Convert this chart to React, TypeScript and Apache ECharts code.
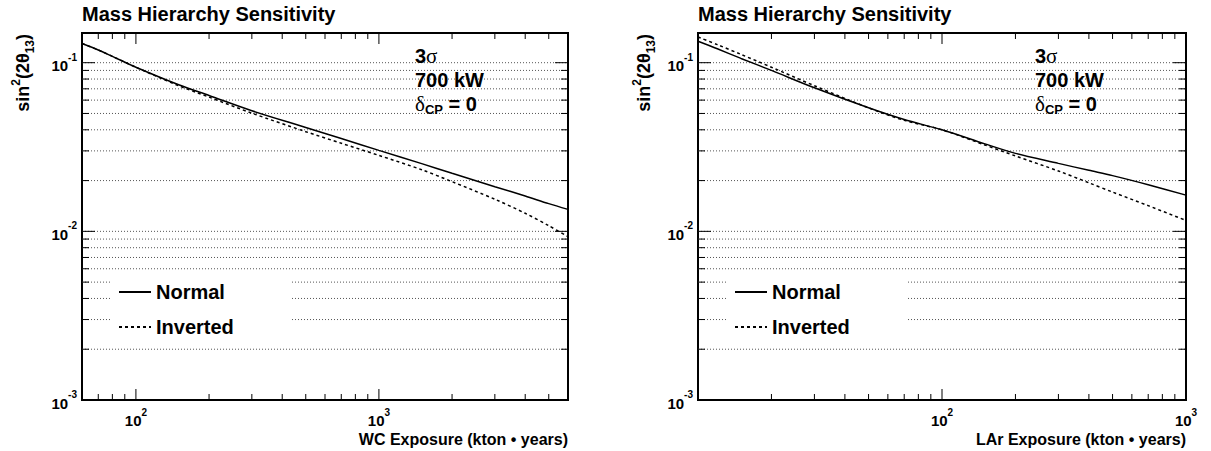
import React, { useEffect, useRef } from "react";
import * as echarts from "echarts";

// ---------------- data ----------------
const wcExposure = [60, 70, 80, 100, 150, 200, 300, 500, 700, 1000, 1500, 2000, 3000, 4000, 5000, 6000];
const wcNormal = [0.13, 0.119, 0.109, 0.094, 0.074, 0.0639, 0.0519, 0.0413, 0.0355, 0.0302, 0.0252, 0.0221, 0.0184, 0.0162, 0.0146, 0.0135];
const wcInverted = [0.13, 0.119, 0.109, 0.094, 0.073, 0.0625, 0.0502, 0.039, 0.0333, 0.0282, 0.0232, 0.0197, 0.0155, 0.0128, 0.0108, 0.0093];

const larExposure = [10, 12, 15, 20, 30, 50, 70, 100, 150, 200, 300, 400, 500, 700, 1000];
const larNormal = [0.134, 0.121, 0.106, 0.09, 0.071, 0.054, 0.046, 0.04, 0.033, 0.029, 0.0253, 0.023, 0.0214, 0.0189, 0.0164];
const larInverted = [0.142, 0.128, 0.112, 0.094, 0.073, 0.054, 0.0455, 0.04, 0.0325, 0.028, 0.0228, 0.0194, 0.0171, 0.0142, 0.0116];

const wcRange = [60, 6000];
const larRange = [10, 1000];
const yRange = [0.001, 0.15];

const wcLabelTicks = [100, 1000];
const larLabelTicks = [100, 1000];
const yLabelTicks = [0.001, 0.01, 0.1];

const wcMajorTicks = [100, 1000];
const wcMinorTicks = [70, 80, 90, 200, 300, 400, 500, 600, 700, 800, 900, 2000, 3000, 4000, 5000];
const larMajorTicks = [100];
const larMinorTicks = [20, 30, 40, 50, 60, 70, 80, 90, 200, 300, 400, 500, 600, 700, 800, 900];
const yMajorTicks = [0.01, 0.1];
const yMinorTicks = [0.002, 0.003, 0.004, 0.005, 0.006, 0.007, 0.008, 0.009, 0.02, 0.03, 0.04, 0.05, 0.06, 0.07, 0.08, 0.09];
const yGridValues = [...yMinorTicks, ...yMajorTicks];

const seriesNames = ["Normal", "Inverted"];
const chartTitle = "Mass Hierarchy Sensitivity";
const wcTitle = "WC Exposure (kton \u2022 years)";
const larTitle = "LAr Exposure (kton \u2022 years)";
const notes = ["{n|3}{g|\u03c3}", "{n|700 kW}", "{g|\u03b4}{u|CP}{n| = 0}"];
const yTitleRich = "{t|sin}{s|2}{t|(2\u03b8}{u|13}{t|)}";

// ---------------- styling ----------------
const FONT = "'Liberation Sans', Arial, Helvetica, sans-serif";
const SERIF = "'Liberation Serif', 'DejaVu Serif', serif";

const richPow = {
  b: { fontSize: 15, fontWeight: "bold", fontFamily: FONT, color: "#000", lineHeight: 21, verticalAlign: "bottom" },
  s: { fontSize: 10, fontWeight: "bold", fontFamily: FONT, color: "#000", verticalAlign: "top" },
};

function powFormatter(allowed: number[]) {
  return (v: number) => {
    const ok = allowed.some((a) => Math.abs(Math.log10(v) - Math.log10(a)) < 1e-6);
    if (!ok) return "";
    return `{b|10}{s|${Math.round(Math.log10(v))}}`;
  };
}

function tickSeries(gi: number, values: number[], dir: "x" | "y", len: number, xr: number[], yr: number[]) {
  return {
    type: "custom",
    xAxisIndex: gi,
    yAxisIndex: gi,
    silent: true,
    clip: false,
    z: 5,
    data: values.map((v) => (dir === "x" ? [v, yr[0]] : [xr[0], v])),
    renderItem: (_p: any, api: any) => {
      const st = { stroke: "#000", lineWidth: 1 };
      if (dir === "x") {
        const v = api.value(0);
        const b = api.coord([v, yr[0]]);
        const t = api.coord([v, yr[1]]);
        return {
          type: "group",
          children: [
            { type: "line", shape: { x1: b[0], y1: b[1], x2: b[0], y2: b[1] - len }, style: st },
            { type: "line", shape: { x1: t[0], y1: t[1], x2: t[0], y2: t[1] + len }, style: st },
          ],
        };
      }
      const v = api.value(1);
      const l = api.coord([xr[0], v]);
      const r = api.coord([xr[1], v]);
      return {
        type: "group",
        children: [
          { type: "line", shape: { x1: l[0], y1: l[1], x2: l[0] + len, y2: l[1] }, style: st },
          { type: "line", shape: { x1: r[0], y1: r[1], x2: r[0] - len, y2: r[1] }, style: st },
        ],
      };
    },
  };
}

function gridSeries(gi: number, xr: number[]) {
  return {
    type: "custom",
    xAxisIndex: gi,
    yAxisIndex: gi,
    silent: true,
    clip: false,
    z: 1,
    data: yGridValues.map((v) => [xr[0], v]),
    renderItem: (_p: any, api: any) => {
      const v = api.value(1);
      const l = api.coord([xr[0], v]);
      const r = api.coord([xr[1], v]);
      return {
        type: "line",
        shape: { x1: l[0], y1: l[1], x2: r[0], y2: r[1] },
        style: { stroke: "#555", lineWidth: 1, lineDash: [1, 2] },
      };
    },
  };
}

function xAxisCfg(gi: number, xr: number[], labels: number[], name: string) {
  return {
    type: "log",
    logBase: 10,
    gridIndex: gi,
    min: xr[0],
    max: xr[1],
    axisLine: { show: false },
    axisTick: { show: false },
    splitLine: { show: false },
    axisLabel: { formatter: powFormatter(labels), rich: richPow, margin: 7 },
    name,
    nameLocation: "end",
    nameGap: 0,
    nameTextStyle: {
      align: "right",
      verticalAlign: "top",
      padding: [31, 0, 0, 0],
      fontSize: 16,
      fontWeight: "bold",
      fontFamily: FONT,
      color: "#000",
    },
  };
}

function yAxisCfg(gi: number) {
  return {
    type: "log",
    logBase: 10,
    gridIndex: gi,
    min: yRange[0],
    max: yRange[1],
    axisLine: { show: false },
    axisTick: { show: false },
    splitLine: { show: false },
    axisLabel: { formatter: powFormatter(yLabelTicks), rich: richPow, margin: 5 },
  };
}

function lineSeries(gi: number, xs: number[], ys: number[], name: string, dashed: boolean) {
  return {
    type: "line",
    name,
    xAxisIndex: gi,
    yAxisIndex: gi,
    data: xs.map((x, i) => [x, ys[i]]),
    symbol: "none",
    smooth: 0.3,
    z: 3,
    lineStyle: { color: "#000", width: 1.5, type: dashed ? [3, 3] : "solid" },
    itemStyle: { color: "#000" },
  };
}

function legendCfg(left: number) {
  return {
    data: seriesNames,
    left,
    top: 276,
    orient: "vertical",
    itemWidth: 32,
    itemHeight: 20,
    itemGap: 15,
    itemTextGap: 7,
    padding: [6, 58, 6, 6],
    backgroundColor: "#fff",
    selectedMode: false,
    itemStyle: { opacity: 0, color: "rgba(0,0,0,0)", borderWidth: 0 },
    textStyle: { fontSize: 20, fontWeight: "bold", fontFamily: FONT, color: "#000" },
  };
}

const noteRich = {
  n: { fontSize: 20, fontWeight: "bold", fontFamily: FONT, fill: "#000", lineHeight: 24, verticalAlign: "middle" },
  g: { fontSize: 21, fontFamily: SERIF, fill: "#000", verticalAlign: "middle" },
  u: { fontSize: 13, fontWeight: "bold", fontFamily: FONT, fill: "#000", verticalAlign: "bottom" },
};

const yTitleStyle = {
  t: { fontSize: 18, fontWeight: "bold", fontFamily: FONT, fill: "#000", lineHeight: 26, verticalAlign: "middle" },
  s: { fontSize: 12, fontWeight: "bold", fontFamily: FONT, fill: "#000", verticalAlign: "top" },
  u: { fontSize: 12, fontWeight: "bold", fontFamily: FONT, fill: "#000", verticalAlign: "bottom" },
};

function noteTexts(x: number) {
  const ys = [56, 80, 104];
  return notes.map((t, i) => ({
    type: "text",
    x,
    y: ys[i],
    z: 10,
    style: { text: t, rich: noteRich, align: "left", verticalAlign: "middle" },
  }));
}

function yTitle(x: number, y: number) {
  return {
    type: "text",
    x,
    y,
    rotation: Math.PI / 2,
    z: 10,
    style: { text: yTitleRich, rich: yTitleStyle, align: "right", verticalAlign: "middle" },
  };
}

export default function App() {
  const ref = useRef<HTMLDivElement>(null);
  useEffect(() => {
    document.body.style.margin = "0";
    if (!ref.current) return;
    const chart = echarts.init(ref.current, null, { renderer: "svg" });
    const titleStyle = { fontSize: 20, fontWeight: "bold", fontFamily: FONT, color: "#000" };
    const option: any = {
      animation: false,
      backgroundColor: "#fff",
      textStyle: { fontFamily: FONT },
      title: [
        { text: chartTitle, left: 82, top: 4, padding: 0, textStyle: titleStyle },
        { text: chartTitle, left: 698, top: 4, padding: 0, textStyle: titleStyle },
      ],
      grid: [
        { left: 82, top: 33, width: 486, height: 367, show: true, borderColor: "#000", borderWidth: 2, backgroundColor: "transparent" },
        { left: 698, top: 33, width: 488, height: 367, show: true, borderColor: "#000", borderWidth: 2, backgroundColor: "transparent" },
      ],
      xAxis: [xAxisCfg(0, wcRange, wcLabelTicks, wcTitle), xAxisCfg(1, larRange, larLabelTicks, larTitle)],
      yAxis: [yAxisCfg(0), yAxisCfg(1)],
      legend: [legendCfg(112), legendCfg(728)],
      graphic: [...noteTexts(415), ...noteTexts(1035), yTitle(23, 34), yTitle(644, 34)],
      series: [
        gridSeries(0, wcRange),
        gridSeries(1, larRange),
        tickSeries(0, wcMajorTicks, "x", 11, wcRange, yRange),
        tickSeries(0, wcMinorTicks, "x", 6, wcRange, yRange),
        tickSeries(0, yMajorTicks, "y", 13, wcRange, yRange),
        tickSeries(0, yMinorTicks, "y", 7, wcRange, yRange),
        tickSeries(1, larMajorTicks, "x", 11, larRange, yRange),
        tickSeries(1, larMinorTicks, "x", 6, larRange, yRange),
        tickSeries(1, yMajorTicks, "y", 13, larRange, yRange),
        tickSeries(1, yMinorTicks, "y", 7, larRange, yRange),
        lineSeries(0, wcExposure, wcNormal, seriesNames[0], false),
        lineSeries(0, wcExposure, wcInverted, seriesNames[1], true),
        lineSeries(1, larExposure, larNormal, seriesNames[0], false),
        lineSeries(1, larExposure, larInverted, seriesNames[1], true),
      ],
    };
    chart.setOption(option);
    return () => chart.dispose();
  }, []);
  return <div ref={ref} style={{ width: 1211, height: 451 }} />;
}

# Short exercise
Repeat only what lies between the start of the data and the end of the line containing "0.0171, 0.0142, 0.0116];", exactly, with pictures left out.

# Answer in full
Convert this chart to React, TypeScript and Apache ECharts code.
import React, { useEffect, useRef } from "react";
import * as echarts from "echarts";

// ---------------- data ----------------
const wcExposure = [60, 70, 80, 100, 150, 200, 300, 500, 700, 1000, 1500, 2000, 3000, 4000, 5000, 6000];
const wcNormal = [0.13, 0.119, 0.109, 0.094, 0.074, 0.0639, 0.0519, 0.0413, 0.0355, 0.0302, 0.0252, 0.0221, 0.0184, 0.0162, 0.0146, 0.0135];
const wcInverted = [0.13, 0.119, 0.109, 0.094, 0.073, 0.0625, 0.0502, 0.039, 0.0333, 0.0282, 0.0232, 0.0197, 0.0155, 0.0128, 0.0108, 0.0093];

const larExposure = [10, 12, 15, 20, 30, 50, 70, 100, 150, 200, 300, 400, 500, 700, 1000];
const larNormal = [0.134, 0.121, 0.106, 0.09, 0.071, 0.054, 0.046, 0.04, 0.033, 0.029, 0.0253, 0.023, 0.0214, 0.0189, 0.0164];
const larInverted = [0.142, 0.128, 0.112, 0.094, 0.073, 0.054, 0.0455, 0.04, 0.0325, 0.028, 0.0228, 0.0194, 0.0171, 0.0142, 0.0116];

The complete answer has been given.